Depuis quelques jours, les choses redeviennent incroyablement claires. Il y a des camps, deux, ni plus ni moins, ceux qui défendent les artistes et les œuvres qu'ils produisent dans le cadre de leur mission de service public ; et ceux qui ne comprennent pas que l'art puisse être préoccupation «de» l'Etat, défendant l'idée simpliste que les artistes et la culture n'ont rien de commun, voire se nuisent mutuellement.

Or ceux qui défendent la seconde position (libérale – privatisante et dénationalisante) sont au pouvoir depuis le 21 avril 2002. Il est donc parfaitement logique qu'ils décident le démantèlement d'un système d'aide publique aux artistes, qu'ils jugent totalement anomale par rapport à la logique libérale dominante (n'oublions pas que «nous» les avons élus à 82 % - nous avons tendance à l'oublier...)

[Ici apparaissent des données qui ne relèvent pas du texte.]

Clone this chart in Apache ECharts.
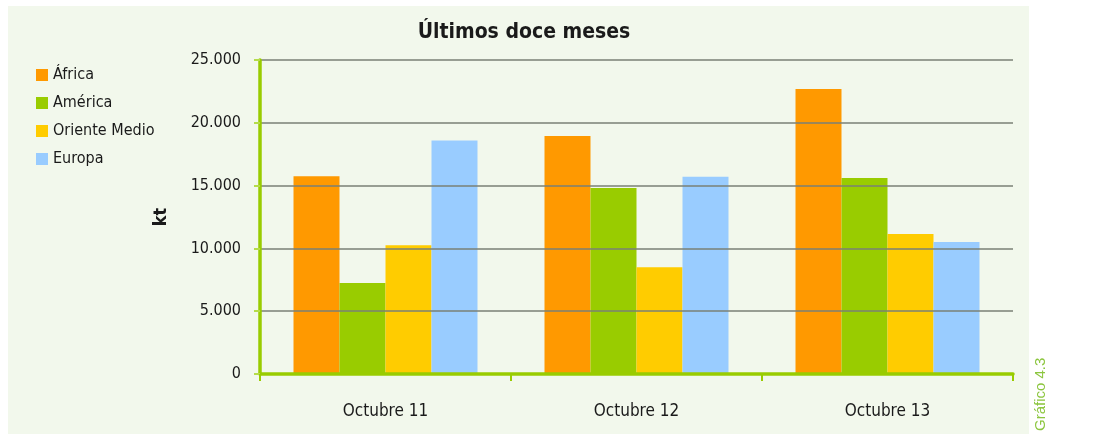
<!DOCTYPE html>
<html><head><meta charset="utf-8">
<script src="https://cdn.jsdelivr.net/npm/echarts@6/dist/echarts.min.js"></script>
<style>html,body{margin:0;padding:0;background:#fff}#c{width:1099px;height:434px}</style>
</head><body><div id="c"></div>
<script>
const categories = ['Octubre 11', 'Octubre 12', 'Octubre 13'];
const seriesNames = ['África', 'América', 'Oriente Medio', 'Europa'];
const africa = [15750, 18950, 22700];
const america = [7250, 14800, 15600];
const orienteMedio = [10250, 8500, 11150];
const europa = [18600, 15700, 10500];
const yTicks = [0, 5000, 10000, 15000, 20000, 25000];
const colors = ['#ff9900', '#99cc00', '#ffcc00', '#99ccff'];

const condensed = '"DejaVu Sans Condensed", "Liberation Sans Narrow", sans-serif';
const fmt = v => v === 0 ? '0' : String(v).replace(/\B(?=(\d{3})+(?!\d))/g, '.');
const data = [africa, america, orienteMedio, europa];

const chart = echarts.init(document.getElementById('c'));
chart.setOption({
  animation: false,
  backgroundColor: '#ffffff',
  graphic: [
    { type: 'rect', z: -10, shape: { x: 8, y: 6, width: 1021, height: 428 }, style: { fill: '#f2f8ec' } },
    { type: 'text', x: 1048, y: 431, rotation: Math.PI / 2,
      style: { text: 'Gráfico 4.3', fill: '#8cc63f', font: '15px "Liberation Sans", Arial, sans-serif', textAlign: 'left', textVerticalAlign: 'bottom' } }
  ],
  title: {
    text: 'Últimos doce meses', left: 519, top: 17, textAlign: 'center',
    textStyle: { fontFamily: condensed, fontWeight: 'bold', fontSize: 21, color: '#1a1a1a' }
  },
  legend: {
    orient: 'vertical', left: 31, top: 62, itemWidth: 12, itemHeight: 12, itemGap: 12,
    icon: 'rect',
    data: seriesNames,
    textStyle: { fontFamily: condensed, fontSize: 16, color: '#1a1a1a' }
  },
  grid: { left: 260, right: 86, top: 60, bottom: 60, containLabel: false },
  xAxis: {
    type: 'category', data: categories, z: 5,
    axisLine: { lineStyle: { color: '#99cc00', width: 3.5 } },
    axisTick: { show: true, length: 7, lineStyle: { color: '#99cc00', width: 2 } },
    axisLabel: { fontFamily: condensed, fontSize: 17, color: '#1a1a1a', margin: 29 }
  },
  yAxis: {
    type: 'value', min: 0, max: 25000, interval: 5000, z: 5,
    name: 'kt', nameLocation: 'middle', nameGap: 90, nameRotate: 90,
    nameTextStyle: { fontFamily: condensed, fontWeight: 'bold', fontSize: 18, color: '#1a1a1a' },
    axisLine: { show: true, lineStyle: { color: '#99cc00', width: 3.5 } },
    axisTick: { show: true, length: 6, lineStyle: { color: '#b5dc4a', width: 2 } },
    axisLabel: { fontFamily: condensed, fontSize: 16, color: '#1a1a1a', margin: 19,
      formatter: v => yTicks.includes(v) ? fmt(v) : '' },
    splitLine: { lineStyle: { color: '#7a8076', width: 1.5 } }
  },
  series: seriesNames.map((n, i) => ({
    name: n, type: 'bar', data: data[i],
    barGap: '0%', barCategoryGap: '26.7%',
    itemStyle: { color: colors[i] }
  }))
});
</script>
</body></html>
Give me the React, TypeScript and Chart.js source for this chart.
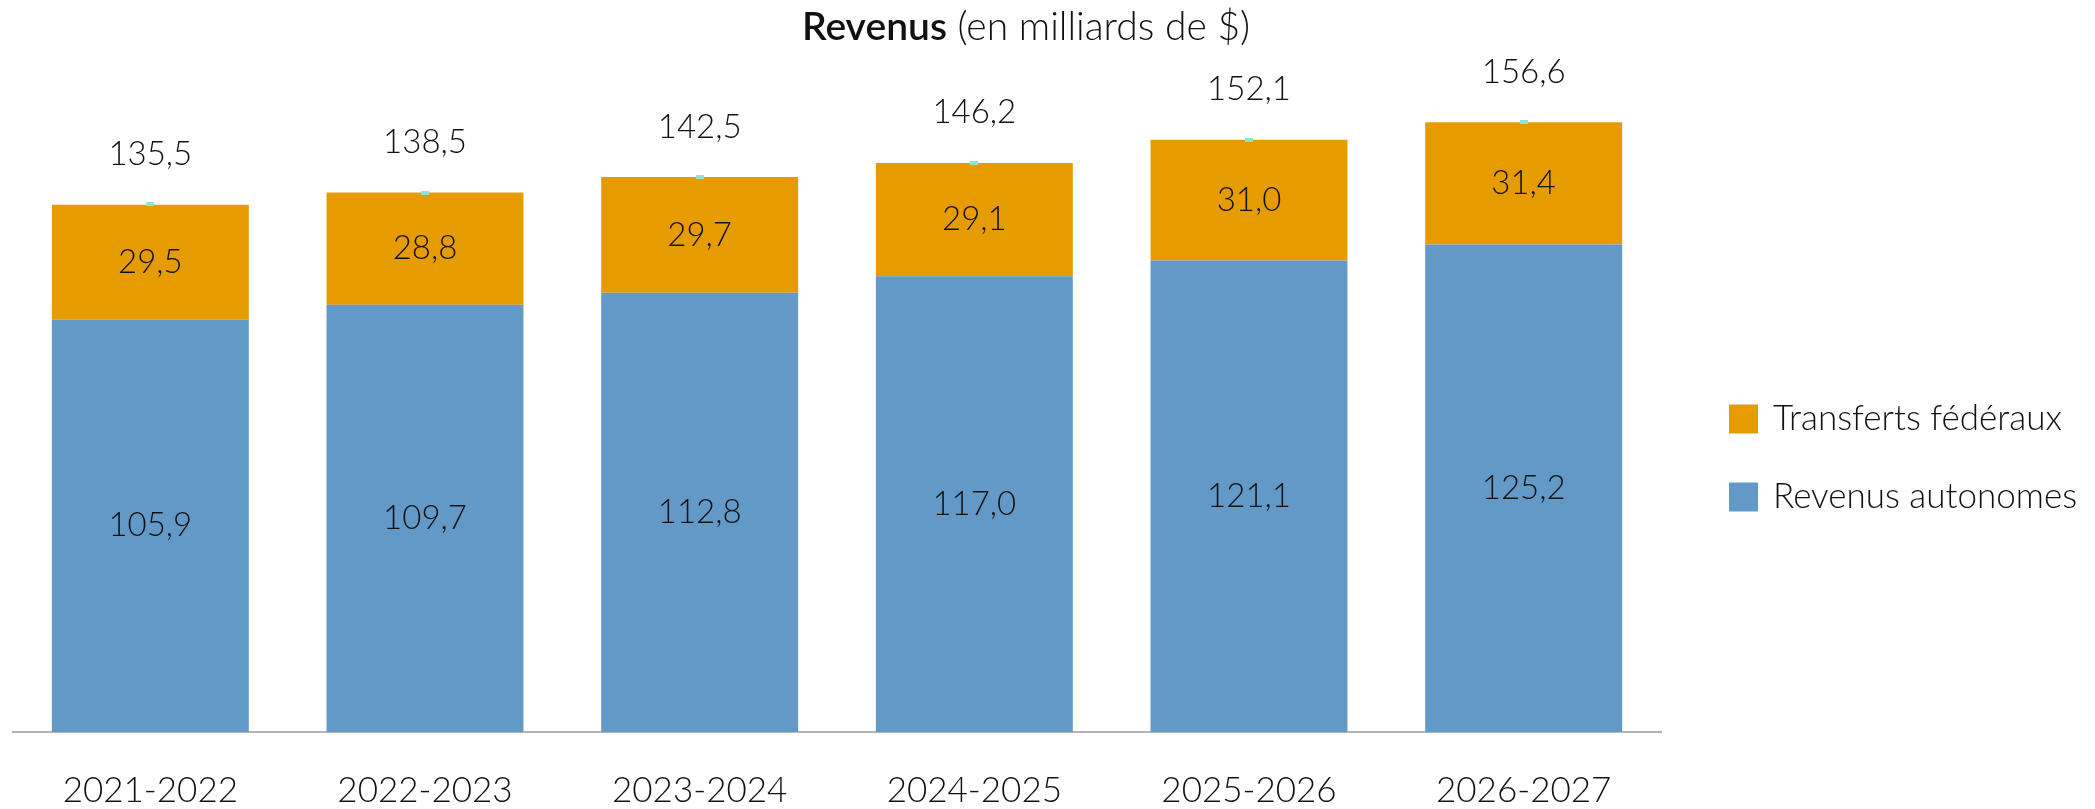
import React, { useEffect, useRef } from "react";
import { Chart, registerables } from "chart.js";

Chart.register(...registerables);

// ---- Data ----
const categories = ["2021-2022", "2022-2023", "2023-2024", "2024-2025", "2025-2026", "2026-2027"];
const revenusAutonomes = [105.9, 109.7, 112.8, 117.0, 121.1, 125.2];
const transfertsFederaux = [29.5, 28.8, 29.7, 29.1, 31.0, 31.4];
const totals = [135.5, 138.5, 142.5, 146.2, 152.1, 156.6];
const seriesLabels = ["Revenus autonomes", "Transferts fédéraux", "Total"];
const titleBold = "Revenus";
const titleRest = " (en milliards de $)";

const BLUE = "rgb(99,153,199)";
const ORANGE = "rgb(230,156,0)";
const TEAL = "rgb(143,226,212)";
const TEXT = "#111111";
const FONT = "Lato, 'Open Sans', sans-serif";

const fmt = (v: number) => v.toFixed(1).replace(".", ",");

const W = 2095;
const H = 809;

const labelsPlugin = {
  id: "customLabels",
  afterDatasetsDraw(chart: any) {
    const ctx = chart.ctx;
    ctx.save();
    ctx.fillStyle = TEXT;
    ctx.textAlign = "center";
    ctx.textBaseline = "middle";
    ctx.font = `300 33px ${FONT}`;
    chart.data.datasets.forEach((ds: any, di: number) => {
      const meta = chart.getDatasetMeta(di);
      if (ds.type === "bar") {
        meta.data.forEach((el: any, i: number) => {
          const cy = (el.y + el.base) / 2;
          ctx.fillText(fmt(ds.data[i]), el.x, cy);
        });
      } else {
        meta.data.forEach((el: any, i: number) => {
          ctx.fillText(fmt(ds.data[i]), el.x, el.y - 50);
        });
      }
    });
    ctx.restore();
  },
};

const titlePlugin = {
  id: "customTitle",
  afterDraw(chart: any) {
    const ctx = chart.ctx;
    ctx.save();
    ctx.fillStyle = TEXT;
    ctx.textBaseline = "middle";
    ctx.textAlign = "left";
    const boldFont = `600 39px ${FONT}`;
    const normFont = `300 39px ${FONT}`;
    ctx.font = boldFont;
    const w1 = ctx.measureText(titleBold).width;
    ctx.font = normFont;
    const w2 = ctx.measureText(titleRest).width;
    const cx = 1026;
    const x0 = cx - (w1 + w2) / 2;
    const y = 27;
    ctx.font = boldFont;
    ctx.fillText(titleBold, x0, y);
    ctx.font = normFont;
    ctx.fillText(titleRest, x0 + w1, y);
    ctx.restore();
  },
};

const legendPlugin = {
  id: "customLegend",
  afterDraw(chart: any) {
    const ctx = chart.ctx;
    ctx.save();
    const items = [1, 0].map((idx) => chart.data.datasets[idx]);
    const ys = [419, 497];
    ctx.font = `300 35px ${FONT}`;
    ctx.textBaseline = "middle";
    ctx.textAlign = "left";
    items.forEach((ds: any, k: number) => {
      ctx.fillStyle = ds.backgroundColor;
      ctx.fillRect(1729, ys[k] - 14.5, 29, 29);
      ctx.fillStyle = TEXT;
      ctx.fillText(ds.label, 1773, ys[k]);
    });
    ctx.restore();
  },
};

export default function App() {
  const ref = useRef<HTMLCanvasElement | null>(null);

  useEffect(() => {
    if (!ref.current) return;
    const marker = document.createElement("canvas");
    marker.width = 8;
    marker.height = 4;
    const mctx = marker.getContext("2d");
    if (mctx) {
      mctx.fillStyle = TEAL;
      mctx.fillRect(0, 0, 8, 4);
    }

    const chart = new Chart(ref.current, {
      type: "bar",
      data: {
        labels: categories,
        datasets: [
          {
            type: "bar",
            label: seriesLabels[0],
            data: revenusAutonomes,
            backgroundColor: BLUE,
            barPercentage: 0.717,
            categoryPercentage: 1,
            order: 2,
          } as any,
          {
            type: "bar",
            label: seriesLabels[1],
            data: transfertsFederaux,
            backgroundColor: ORANGE,
            barPercentage: 0.717,
            categoryPercentage: 1,
            order: 2,
          } as any,
          {
            type: "line",
            label: seriesLabels[2],
            data: totals,
            showLine: false,
            pointStyle: marker,
            pointRadius: 4,
            backgroundColor: TEAL,
            borderColor: TEAL,
            order: 0,
          } as any,
        ],
      },
      options: {
        responsive: false,
        animation: false,
        devicePixelRatio: 1,
        layout: { padding: { left: 13, right: W - 1661, top: 31, bottom: 0 } },
        plugins: {
          legend: { display: false },
          title: { display: false },
          tooltip: { enabled: false },
        },
        scales: {
          x: {
            stacked: true,
            grid: { display: false, drawTicks: false },
            border: { display: true, color: "#b4b4b4", width: 2 },
            ticks: {
              color: TEXT,
              font: { family: FONT, size: 35, weight: "300" as any, lineHeight: 1.2 },
              padding: 38,
            },
            afterFit: (scale: any) => {
              scale.height = 77;
            },
          },
          y: {
            stacked: true,
            display: false,
            min: 0,
            max: 180,
          },
        },
      } as any,
      plugins: [labelsPlugin, titlePlugin, legendPlugin],
    });
    return () => chart.destroy();
  }, []);

  return (
    <div style={{ position: "absolute", left: 0, top: 0, width: W, height: H, background: "#fff" }}>
      <canvas ref={ref} width={W} height={H} style={{ width: W, height: H, display: "block" }} />
    </div>
  );
}
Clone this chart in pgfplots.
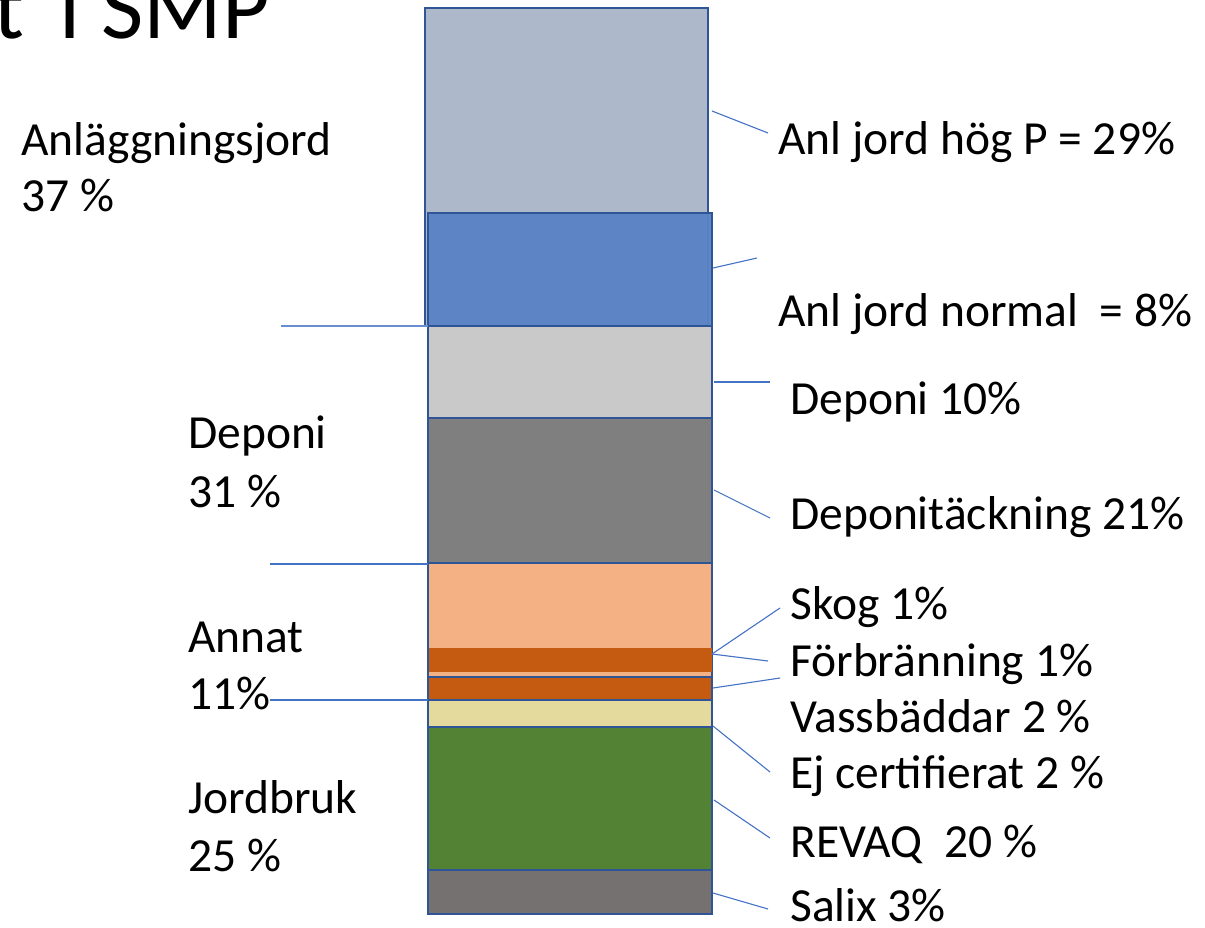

L'équation maintenue jusqu'au 26 juin était la suivante : les artistes travaillent de manière continue tout au long de l'année, mais leur statut social oblige à une discontinuité, qui fait alterner temps salarié et temps chômé. Les raisons de cette situation sont nombreuses : multiplicité de leurs employeurs, disparité de leur travail, voyages de tournées, répétitions peu comptabilisables, préparations des spectacles ou des films – autant de contraintes qui ne permettent pas d'imaginer un salaire homogène et continu.

Que la droite s'y oppose, rien d'étonnant. Le Medef n'y voit que privilèges et abus de pouvoirs, c'est assez logique. Ce qui l'est moins, c'est la prose du directeur du festival d'Avignon, Bernard Faivre d'Arcier (socialiste, pensait-on), parue dans les pages «Horizons débats» du monde daté du 1er juillet 2003. A quelques jours de l'ouverture du festival, le directeur (sortant) a décidément choisi son camp. Dans son argumentaire, l'analyse ne cesse de céder las au mépris désabusé : les intermittents veulent annuler les festivals de l'été, ils ne savent pas ce qu'ils font, ils scient la branche sur laquelle ils sont assis. Victimes de la peur et de l'ignorance, ces individus à la dérive commettent un acte «suicidaire», ils oublient (comme d'habitude) le public et détruisent l'économie locale des villes festivalières.

Le texte a le mérite de la clarté. On y apprend plusieurs choses qui restaient embrouillées et confuses, en ces périodes implicitement «culturophobes».
1. Les artistes ont peur (car précaires, aliénés, manipulés), ils disent et font donc n'importe quoi.
2. Les artistes ne savent pas lire les textes signés par de doctes «représentants» (de quoi, de qui ?).
3. Les artistes deviennent de jour en jour les porte-paroles de la «frustration ambiante des conflits sociaux récents».
Dans cette analyse, l'artiste apparaît comme un quasi débile mental manipulé, ballotté par des conditions et situations qui lui échappent complètement.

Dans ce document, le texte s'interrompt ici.